Monday, 15 December 2014
Rene O Arechiga1, Michael Stock1, Hector Erives2, Ronald J Thomas3, William Rison3 and Harald E Edens1, (1)New Mexico Tech, Socorro, NM, United States, (2)New Mexico Institute of Mining and Technology, El Paso, NM, United States, (3)New Mexico Inst Mining & Tech, Socorro, NM, United States
In previous work we have shown that it is possible to map lightning sources in three spatial dimensions using acoustic arrays of 4 microphones forming an aperture of about 50 meters. These systems were found to have good performance, with location uncertainty as low as 150 m. However, with only 4 microphones, the solution to the source location is not heavily overdetermined, and sources are frequently located far away from the lightning channel. In an attempt to correct these outlier sources, and to improve the overall accuracy of acoustic localization of lightning, a pilot study was initiated for the 2014 storm season exploring the possibility of locating lightning with dense acoustic arrays. To do this, a large array containing 12 microphones, 150 m by 50 m in diameter was deployed at Langmuir Laboratory in central New Mexico. The larger number of microphones, and the longer baselines should improve the angular uncertainty of acoustic source locations.
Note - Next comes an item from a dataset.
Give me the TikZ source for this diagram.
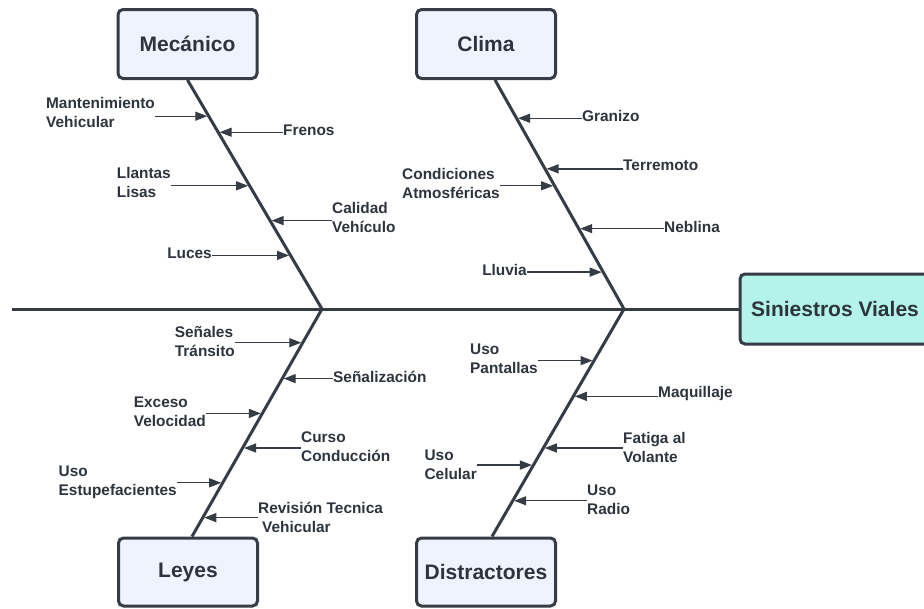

In addition, it may be possible to distinguish and separate multiple acoustic sources which arrive simultaneously at the array. We will present lightning mapping for a triggered flash that occurred about 600 m from the acoustic array, as well as data for a natural lightning flash. Improvement to the accuracy of acoustic localization can then be determined by comparing the acoustic map with the mapping produced by the Langmuir Lightning Mapping Array.